Since last week, Polymarket’s UEFA Champions League Winner market has handled $256 million, the 2026 NBA Champion market has delivered $399 million, and the 2026 NHL Stanley Cup market is sitting at $79 million after wild swings that saw the Carolina Hurricanes rise from under 10% suggested 5% probability for Easter to around 0%.
Combined, these three markets alone represent over $730 million in sports betting volume, approaching the annual trading volume of some mid-sized European sports betting exchanges.
But the real reason traditional companies are pushing into this industry may not be to predict outcomes better than everyone else, market observers say.
“I don’t expect the institutional capital to contribute meaningfully to the accuracy of these markets, especially in the case of sports,” said Harry Crane, a statistics professor at Rutgers University who studies predictive market calibration.
“The accuracy of the markets is driven by specialist sports betting groups who are much sharper at pricing sports outcomes.
Instead, Crane argues that firms like DRW are likely using trading techniques developed in traditional financial markets to exploit price mismatches.

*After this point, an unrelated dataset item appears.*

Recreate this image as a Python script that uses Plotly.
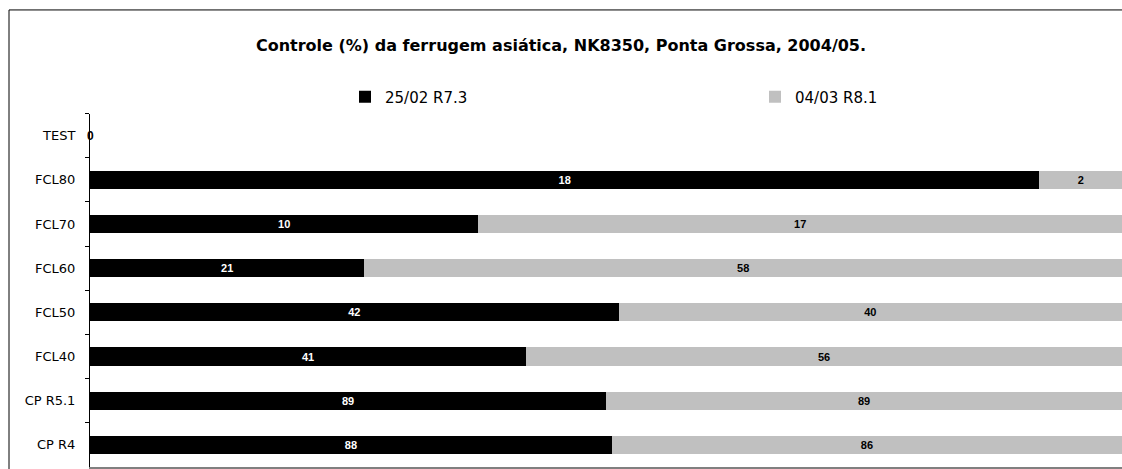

“To the extent that they are profitable, institutions likely employ techniques of short-term market dynamics and other technical aspects of trading that capitalize on short-term market fluctuations without insight into the outcome of the event.”
In short, DRW is not trying to predict who will win the Champions League. It tries to take advantage of the way prices move before that question is answered.
A recent example emerged in the market for Britain’s next prime minister.
On the morning of May 14, Andy Burnham’s odds to become the next UK leader in the “Next UK Prime Minister” bet on Polymarket rose from 24 cents to 43 cents as political speculation intensified around a potential Labor leadership challenge. But Betfair, the London-based betting exchange with over a billion pounds in annual volume, had already identified the move, pricing Burnham at the equivalent of 50 cents, while Polymarket was still showing 24 cents.
It took Polymarket hours to catch up.
To casual bettors the gap was an interesting anomaly, but to a sophisticated quant trader it was a textbook cross-market inefficiency waiting to be exploited.
In theory, a trader could have bought $10,000 of Burnham contracts on Polymarket at 24 cents after noticing the mismatch, before locking in a $7,900 profit in a matter of hours by selling when it caught up with Betfair, which would have made a profit without the event even having to happen.
It’s a technique that has been used for decades by traditional trading firms: finding a mispriced asset across exchanges and either simultaneously buying/selling, as in arbitrage, or buying the underpriced asset and waiting for it to catch up.
However, prediction markets introduce an additional challenge. Betfair settles in sterling, while Polymarket settles in crypto, which requires infrastructure capable of moving capital across currencies, exchanges and settlement systems.
That kind of complexity plays directly into the strengths of large trading companies such as DRW
What drives them?
Beyond direct arbitrage, traders point to two structural features that make prediction markets attractive today.
The first is information delay. Traditional betting exchanges often react faster than decentralized prediction platforms, creating windows where prices are not yet fully adjusted.
The second is liquidity fragmentation. The Champions League, NBA and Stanley Cup markets can be traded simultaneously across Polymarket, Kalshi and traditional sportsbooks, meaning that no single venue necessarily reflects the full market consensus.
For traders who focus on predicting performance rather than market structure, the toolbox looks increasingly familiar to quantitative finance.
Football traders often rely on “Dixon-Coles Poisson” models. The toolkit, developed in a 1997 academic paper, estimates team offense and defense strength and generates probability distributions for potential scorelines. This is somewhat similar to how a weather forecaster assigns precise probabilities to every possible outcome rather than making a single prediction.
Meanwhile, basketball traders often use “Bayesian hierarchical” models that update assessments of team strength as new information becomes available.
The goal of both models is to identify discrepancies between a model’s estimated probability and the probability implied by market prices.
A trader whose model values Arsenal’s Champions League chances at 47%, while contracts trade at 43 cents, could buy and profit if the market eventually converges towards this estimate.
The concept is known as closing line value or CLV.
Crane explains why CLV matters: “It incorporates all known information before the game, such as injuries and lineup changes, and the sharpest players tend to wait until closer to game time to place bets because that’s when the limits tend to be highest.”
The competition is here
Still, Crane remains skeptical that institutional firms will dominate the sports prediction markets simply because they have come with larger balance sheets.
“Right now, the sharpest players in the sports betting markets are not the institutions,” he said. “The sharpest players have been in these markets for decades, and the prevailing market prices have likely been driven by the same groups and sources of information since long before prediction markets existed.”
Despite the skepticism, the migration of talent is already underway.
Crypto market makers study sports analytics and models for expected goals, while traditional sports betting specialists are increasingly being recruited by crypto firms seeking expertise that took years to develop.
And it’s not just theoretical.
HyperLiquid, the onchain perpetuals exchange that handled over $10 billion in daily volume at its peak, is already preparing to launch prediction markets ahead of the 2026 World Cup, with 64 games over six weeks and generating thousands of correlated binary results.
The infrastructure is being built and the desks are now being staffed with models working on potential outcomes.
The main question is whether institutions can outperform veteran sports bettors by finding their edge and employing sophisticated trading models used in traditional finance. But on latency, market structure and cross-platform inefficiencies, the competition has already begun.